Des comportements liés à l'organisation du travail

Une certaine organisation du travail dans l'entreprise semble être corrélée à une forte récurrence de ces comportements hostiles. Ainsi, un rythme de travail surveillé de près par la hiérarchie, des interruptions fréquentes qui viennent perturber le travail du collaborateur, un déficit de moyens ou de formation pour accomplir les tâches sont souvent dénoncés par les personnes se déclarant sujettes à des comportements hostiles.
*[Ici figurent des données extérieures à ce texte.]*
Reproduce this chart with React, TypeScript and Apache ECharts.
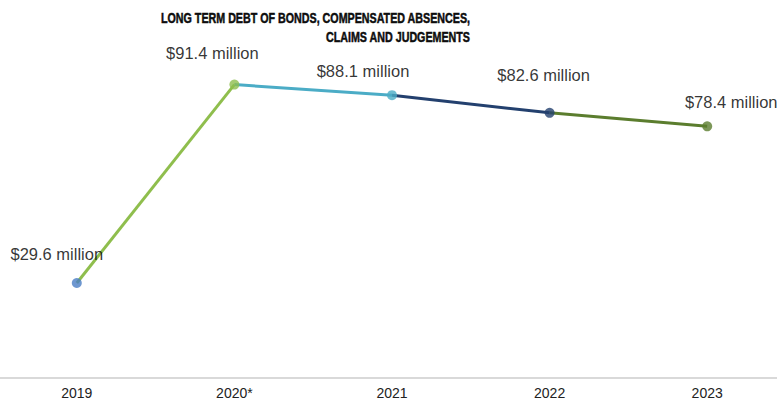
import React, { useEffect, useRef } from "react";
import * as echarts from "echarts";

const titleText = "LONG TERM DEBT OF BONDS, COMPENSATED ABSENCES,\nCLAIMS AND JUDGEMENTS";
const categories = ["2019", "2020*", "2021", "2022", "2023"];
const values = [29.6, 91.4, 88.1, 82.6, 78.4];
const segmentColors = ["#8fbe4d", "#4bacc6", "#23406e", "#5b7d2e"];
const pointColors = ["#4a7dc4", "#8fbe4d", "#4bacc6", "#23406e", "#5b7d2e"];
const labelOffsets = [
  [-20, -29],
  [-22, -32],
  [-29, -24],
  [-6, -38],
  [24, -24],
];

export default function App() {
  const ref = useRef<HTMLDivElement>(null);
  useEffect(() => {
    if (!ref.current) return;
    const chart = echarts.init(ref.current, undefined, { renderer: "svg" });
    const segSeries = segmentColors.map((c, i) => ({
      type: "line",
      data: values.map((v, j) => (j === i || j === i + 1 ? v : "-")),
      showSymbol: false,
      symbol: "none",
      lineStyle: { color: c, width: 3 },
      silent: true,
      z: 2,
    }));
    chart.setOption({
      animation: false,
      backgroundColor: "#ffffff",
      graphic: [
        {
          type: "group",
          x: 470,
          y: 8,
          scaleX: 0.714,
          children: [
            {
              type: "text",
              x: 0,
              y: 0,
              style: {
                text: titleText,
                align: "right",
                verticalAlign: "top",
                font: "bold 15px 'Liberation Sans'",
                lineHeight: 19,
                fill: "#0d0d0d",
                stroke: "#0d0d0d",
                lineWidth: 0.5,
              },
            },
          ],
        },
      ],
      grid: {
        left: -2,
        width: 788,
        top: 57,
        bottom: 24,
        containLabel: false,
        outerBoundsMode: "none",
      },
      xAxis: {
        type: "category",
        data: categories,
        boundaryGap: true,
        axisTick: { show: false },
        axisLine: { lineStyle: { color: "#d9d9d9", width: 2 } },
        axisLabel: {
          color: "#222",
          fontSize: 14,
          margin: 8,
          fontFamily: "Liberation Sans",
        },
      },
      yAxis: { type: "value", min: 0, max: 100, show: false },
      series: [
        ...segSeries,
        {
          type: "scatter",
          symbolSize: 10,
          z: 3,
          data: values.map((v, i) => ({
            value: v,
            itemStyle: { color: pointColors[i] },
            label: { offset: labelOffsets[i] },
          })),
          label: {
            show: true,
            position: "inside",
            color: "#000",
            fontSize: 16.5,
            fontFamily: "Liberation Sans",
            formatter: (p: any) => `$${values[p.dataIndex].toFixed(1)} million`,
          },
        },
      ],
    });
    return () => chart.dispose();
  }, []);
  return (
    <div
      ref={ref}
      style={{ position: "fixed", left: 0, top: 0, width: 777, height: 402 }}
    />
  );
}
De même, la Dares souligne une corrélation entre l'occurrence de ces comportements et l'état de santé du collaborateur. Si en moyenne 12 % des salariés jugent leur santé mauvaise, ils sont 20 % parmi ceux qui dénoncent aussi des comportements méprisants, 22 % parmi ceux qui s'estiment victimes d'un déni de leur travail et 34 % parmi ceux qui se disent confrontés à des atteintes dégradantes. Enfin, se déclarer sujet à des comportements hostiles est plus courant lorsqu'on est confronté à des risques psycho-sociaux forts, à savoir une charge de travail ressentie comme pesante, un manque de latitude au niveau de la prise de décision et un déficit de soutien social (voir encadré ci-dessous).
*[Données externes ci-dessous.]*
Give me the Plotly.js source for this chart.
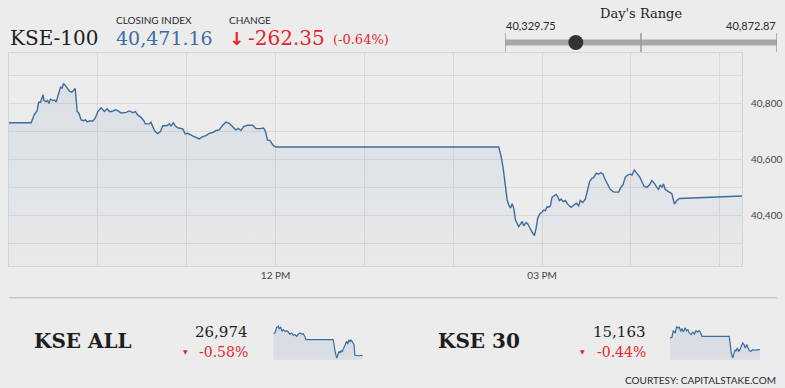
<!DOCTYPE html>
<html>
<head>
<meta charset="utf-8">
<script src="https://cdn.plot.ly/plotly-3.0.1.min.js"></script>
<style>
html,body{margin:0;padding:0;background:#ececec;}
#chart{width:785px;height:388px;}
</style>
</head>
<body>
<div id="chart"></div>
<script>
// ---------- DATA ----------
const DAY = '2020-01-06 ';

// KSE-100 intraday
const kse100Times = ["09:00","09:15","09:17","09:19","09:20","09:21:18","09:23","09:23:36","09:25","09:26",
"09:27","09:28","09:29:40","09:30:44","09:31:53","09:33:26","09:34:47","09:35:56","09:36:49","09:38:38",
"09:40:51","09:42:28","09:43:49","09:44:42","09:46:03","09:47:11","09:48:45","09:50:34","09:51:38","09:52:47",
"09:54:20","09:56:38","09:58:11","10:00:00","10:02:13","10:03:22","10:04:27","10:06:16","10:07:49","10:09:26",
"10:11:52","10:13:29","10:15:43","10:19:05","10:21:18","10:23:36","10:25:21","10:26:58","10:29:11","10:31:01",
"10:32:05","10:34:47","10:35:56","10:37:05","10:38:38","10:40:27","10:42:12","10:43:49","10:46:31","10:48:16",
"10:49:25","10:50:58","10:52:19","10:53:56","10:57:18","10:59:04","11:00:40","11:04:03","11:06:16","11:08:30",
"11:10:47","11:13:01","11:15:14","11:17:32","11:19:45","11:21:59","11:24:16","11:26:30","11:28:43","11:31:01",
"11:33:14","11:34:47","11:36:37","11:38:26","11:41:07","11:44:30","11:46:43","11:49:37","11:51:55","11:52:59",
"11:54:37","11:56:10","11:57:18","11:58:39","12:00:24","14:30:45","14:32:22","14:33:43","14:35:16","14:36:25",
"14:37:29","14:38:38","14:39:47","14:40:52","14:42:00","14:43:09","14:44:14","14:45:23","14:46:31","14:47:36",
"14:49:13","14:50:18","14:51:39","14:53:16","14:54:49","14:55:58","14:57:02","14:58:23","15:00:00","15:01:05",
"15:02:14","15:03:23","15:04:28","15:05:37","15:06:45","15:07:50","15:09:27","15:10:32","15:11:41","15:12:49",
"15:14:10","15:15:43","15:17:16","15:19:34","15:21:19","15:23:08","15:24:41","15:25:50","15:27:23","15:29:12",
"15:30:45","15:32:06","15:33:43","15:34:47","15:36:37","15:38:10","15:39:47","15:41:08","15:42:41","15:44:14",
"15:46:03","15:47:52","15:49:25","15:51:39","15:53:16","15:54:37","15:56:10","15:57:43","15:59:32","16:00:41",
"16:02:14","16:04:03","16:05:48","16:07:25","16:08:58","16:10:47","16:12:32","16:14:10","16:15:43","16:17:32",
"16:18:37","16:19:46","16:20:54","16:21:59","16:23:08","16:25:21","16:27:38","16:29:24","16:31:01","16:32:46",
"17:15:00"];
const kse100Values = [40733,40733,40761,40776,40806,40806,40833,40812,40808,40813,
40802,40817,40812,40814,40807,40832,40860,40857,40873,40862,
40846,40842,40850,40855,40773,40767,40743,40740,40744,40736,
40739,40739,40749,40773,40786,40779,40773,40783,40773,40773,
40779,40776,40768,40770,40775,40769,40773,40760,40752,40740,
40729,40729,40735,40719,40702,40694,40701,40722,40722,40729,
40721,40733,40721,40715,40711,40693,40695,40686,40679,40675,
40683,40687,40695,40698,40705,40707,40724,40735,40731,40719,
40707,40713,40705,40719,40724,40724,40712,40712,40714,40705,
40671,40670,40662,40650,40646,40646,40612,40571,40505,40457,
40439,40428,40443,40428,40386,40374,40362,40371,40380,40365,
40376,40371,40356,40342,40330,40356,40392,40407,40414,40421,
40419,40433,40431,40436,40467,40471,40477,40469,40455,40460,
40451,40455,40442,40431,40439,40445,40436,40455,40448,40460,
40493,40523,40535,40537,40553,40549,40555,40549,40529,40511,
40495,40487,40485,40485,40503,40511,40538,40546,40549,40546,
40564,40552,40540,40522,40505,40502,40511,40526,40517,40502,
40495,40511,40502,40514,40495,40487,40479,40442,40455,40462,
40471];

// KSE ALL sparkline
const kseAllTimes = ["09:00","09:09","09:19","09:28","09:33","09:41","09:48","09:55","10:05","10:14",
"10:23","10:32","10:42","10:51","11:00","11:10","11:18","11:28","11:37","11:46","11:54","12:01",
"14:32","14:36","14:42","14:51","14:57","15:04","15:09","15:15","15:20","15:28","15:37","15:46",
"15:52","15:58","16:05","16:10","16:20","16:27","16:32","16:51","17:15"];
const kseAllValues = [27132,27137,27178,27186,27168,27178,27149,27161,27149,27154,
27144,27129,27137,27120,27124,27113,27129,27137,27129,27132,27113,27088,
27088,27051,27003,26954,26978,27003,26991,27008,26998,27027,27047,27076,
27056,27088,27071,27088,27064,27051,26974,26971,26974];

// KSE 30 sparkline
const kse30Times = ["09:00","09:11","09:18","09:29","09:37","09:44","09:51","09:59","10:06","10:13",
"10:23","10:32","10:39","10:46","10:56","11:05","11:14","11:23","11:32","11:41","11:49","11:56",
"14:26","14:32","14:37","14:45","14:50","14:58","15:03","15:10","15:18","15:25","15:32","15:40",
"15:47","15:54","16:02","16:09","16:16","16:26","16:35","16:44","17:15"];
const kse30Values = [15230,15234,15271,15258,15296,15287,15291,15268,15283,15264,
15287,15271,15277,15258,15249,15264,15252,15271,15264,15271,15258,15239,
15239,15192,15144,15116,15131,15163,15154,15173,15154,15163,15182,15201,
15192,15173,15192,15169,15157,15154,15163,15160,15163];

// Summary numbers / labels
const dayRange = [40329.75, 40872.87];
const dayRangeLabels = ["40,329.75", "40,872.87"];
const closingIndex = 40471.16;
const headerTexts = {name:"KSE-100", closeLbl:"CLOSING INDEX", close:"40,471.16", changeLbl:"CHANGE", change:"-262.35", pct:"(-0.64%)"};
const subIndexNames = ["KSE ALL", "KSE 30"];
const subIndexValues = ["26,974", "15,163"];
const subIndexChanges = ["-0.58%", "-0.44%"];
const xTickVals = ["12:00", "15:00"];
const xTickText = ["12 PM", "03 PM"];

// ---------- LAYOUT HELPERS ----------
const W = 785, H = 388;
const fx = p => p / W;
const fy = p => 1 - p / H;
const SERIF = "DejaVu Serif";
const SANS = "Lato";
const RED = "#e3262d";
const BLUE = "#3a6fa6";
const LINE = "#3d6d9e";
const GRID = "#dadada";

function ann(text, x, y, xanchor, size, color, family, weight) {
  return {
    text: text, xref: 'paper', yref: 'paper', x: fx(x), y: fy(y),
    xanchor: xanchor, yanchor: 'middle', showarrow: false,
    font: {family: family, size: size, color: color, weight: weight || 'normal'}
  };
}

const traces = [
  { // main area
    x: kse100Times.map(t => DAY + t), y: kse100Values,
    type: 'scatter', mode: 'lines', xaxis: 'x', yaxis: 'y',
    line: {color: LINE, width: 1.4},
    fill: 'tozeroy',
    fillgradient: {type: 'vertical', start: 40221, stop: 40900,
      colorscale: [[0, 'rgba(70,120,170,0.03)'], [1, 'rgba(70,120,170,0.11)']]},
    hoverinfo: 'skip'
  },
  { // KSE ALL spark
    x: kseAllTimes.map(t => DAY + t), y: kseAllValues,
    type: 'scatter', mode: 'lines', xaxis: 'x2', yaxis: 'y2',
    line: {color: LINE, width: 1.2}, fill: 'tozeroy', fillcolor: 'rgba(70,120,170,0.12)', hoverinfo: 'skip'
  },
  { // KSE 30 spark
    x: kse30Times.map(t => DAY + t), y: kse30Values,
    type: 'scatter', mode: 'lines', xaxis: 'x3', yaxis: 'y3',
    line: {color: LINE, width: 1.2}, fill: 'tozeroy', fillcolor: 'rgba(70,120,170,0.12)', hoverinfo: 'skip'
  },
  { // day's range bar
    x: dayRange, y: [0.5, 0.5], type: 'scatter', mode: 'lines', xaxis: 'x4', yaxis: 'y4',
    line: {color: '#a8a8a8', width: 6}, cliponaxis: false, hoverinfo: 'skip'
  },
  { // day's range marker at close
    x: [closingIndex], y: [0.5], type: 'scatter', mode: 'markers', xaxis: 'x4', yaxis: 'y4',
    marker: {color: '#333333', size: 15}, cliponaxis: false, hoverinfo: 'skip'
  }
];

const sparkX = {visible: false, type: 'date', range: [DAY + '09:00', DAY + '17:15']};

const layout = {
  width: W, height: H,
  margin: {l: 0, r: 0, t: 0, b: 0},
  paper_bgcolor: '#ececec', plot_bgcolor: 'rgba(0,0,0,0)',
  showlegend: false,
  xaxis: {
    domain: [fx(9), fx(742)], type: 'date',
    range: [DAY + '09:00', DAY + '17:15'],
    tickmode: 'array', tickvals: xTickVals.map(t => DAY + t), ticktext: xTickText,
    showgrid: true, gridcolor: GRID, gridwidth: 1,
    minor: {tickmode: 'linear', tick0: DAY + '09:00', dtick: 3600000, showgrid: true, gridcolor: GRID, gridwidth: 1},
    showline: true, mirror: true, linecolor: '#d4d4d4', linewidth: 1,
    ticks: '', tickfont: {family: SANS, size: 10, color: '#444'},
    zeroline: false, fixedrange: true, anchor: 'y'
  },
  yaxis: {
    domain: [fy(266), fy(53.3)], range: [40221, 40981], side: 'right',
    tickmode: 'linear', tick0: 40000, dtick: 200, tickformat: ',d',
    minor: {tick0: 40000, dtick: 100, showgrid: true, gridcolor: GRID, gridwidth: 1},
    showgrid: true, gridcolor: GRID, gridwidth: 1,
    showline: true, mirror: true, linecolor: '#d4d4d4', linewidth: 1,
    ticks: '', ticklabelstandoff: 6, tickfont: {family: SANS, size: 10, color: '#444'},
    zeroline: false, fixedrange: true, anchor: 'x'
  },
  xaxis2: Object.assign({domain: [fx(273.3), fx(362.7)], anchor: 'y2'}, sparkX),
  yaxis2: {domain: [fy(359.7), fy(323)], range: [26942, 27210], visible: false, anchor: 'x2'},
  xaxis3: Object.assign({domain: [fx(670), fx(760)], anchor: 'y3'}, sparkX),
  yaxis3: {domain: [fy(359.7), fy(323)], range: [15106, 15315], visible: false, anchor: 'x3'},
  xaxis4: {domain: [fx(505), fx(777)], range: dayRange, visible: false, anchor: 'y4'},
  yaxis4: {domain: [fy(52), fy(33)], range: [0, 1], visible: false, anchor: 'x4'},
  shapes: [
    {type: 'line', xref: 'x4', yref: 'y4', x0: dayRange[0], x1: dayRange[0], y0: 0, y1: 1, line: {color: '#9a9a9a', width: 1.5}},
    {type: 'line', xref: 'x4', yref: 'y4', x0: (dayRange[0] + dayRange[1]) / 2, x1: (dayRange[0] + dayRange[1]) / 2, y0: 0, y1: 1, line: {color: '#9a9a9a', width: 1.5}},
    {type: 'line', xref: 'x4', yref: 'y4', x0: dayRange[1], x1: dayRange[1], y0: 0, y1: 1, line: {color: '#9a9a9a', width: 1.5}},
    {type: 'line', xref: 'paper', yref: 'paper', x0: fx(9), x1: fx(777), y0: fy(297.7), y1: fy(297.7), line: {color: '#c8c8c8', width: 1.5}}
  ],
  annotations: [
    ann(headerTexts.name, 8, 38.5, 'left', 20, '#1e1e1e', SERIF),
    ann(headerTexts.closeLbl, 114, 19.5, 'left', 10, '#2a2a2a', SANS),
    ann(headerTexts.close, 114, 38.5, 'left', 19, BLUE, SERIF),
    ann(headerTexts.changeLbl, 227, 19.5, 'left', 10, '#2a2a2a', SANS),
    ann('↓', 227, 39, 'left', 18, RED, 'DejaVu Sans', 'bold'),
    ann(headerTexts.change, 246, 38.5, 'left', 20, RED, SERIF),
    ann(headerTexts.pct, 331, 40, 'left', 13, RED, SERIF),
    ann("Day's Range", 641, 14, 'center', 13, '#1e1e1e', SERIF),
    ann(dayRangeLabels[0], 504, 25.5, 'left', 11, '#2a2a2a', SANS),
    ann(dayRangeLabels[1], 778, 25.5, 'right', 11, '#2a2a2a', SANS),

    ann(subIndexNames[0], 32, 341, 'left', 20, '#1e1e1e', SERIF, 'bold'),
    ann(subIndexValues[0], 250, 332, 'right', 15, '#1e1e1e', SERIF),
    ann(subIndexChanges[0], 250, 352, 'right', 14, RED, SERIF),
    ann('▼', 185.5, 351.5, 'center', 6, RED, 'DejaVu Sans'),

    ann(subIndexNames[1], 436, 341, 'left', 20, '#1e1e1e', SERIF, 'bold'),
    ann(subIndexValues[1], 648, 332, 'right', 15, '#1e1e1e', SERIF),
    ann(subIndexChanges[1], 648, 352, 'right', 14, RED, SERIF),
    ann('▼', 582, 351.5, 'center', 6, RED, 'DejaVu Sans'),

    ann('COURTESY: CAPITALSTAKE.COM', 778, 379.5, 'right', 10, '#2a2a2a', SANS)
  ]
};

Plotly.newPlot('chart', traces, layout, {displayModeBar: false, staticPlot: true});
</script>
</body>
</html>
 L'enquête complète de la Dares

 
Les salariés et le "job strain"
Source : Dares, mai 2008
Dans son enquête sur l'exposition des salariés aux risques professionnels, la Dares et la DGT ont également étudié les populations les plus soumises au "job strain". C'est une situation à risque pour la santé du salarié qui se caractérise par une forte demande sur le travail à fournir (en termes de quantité, d'intensité ou de difficulté), des marges de manœuvre limitées pour faire face à ces exigences et un soutien insuffisant de la hiérarchie ou des collègues. Les femmes, les employés et les ouvriers sont plus sujets à ce "job strain". Un symptôme à ne pas confondre avec le stress dont peuvent se plaindre les cadres, qui rencontrent moins le problème de la faible latitude décisionnelle.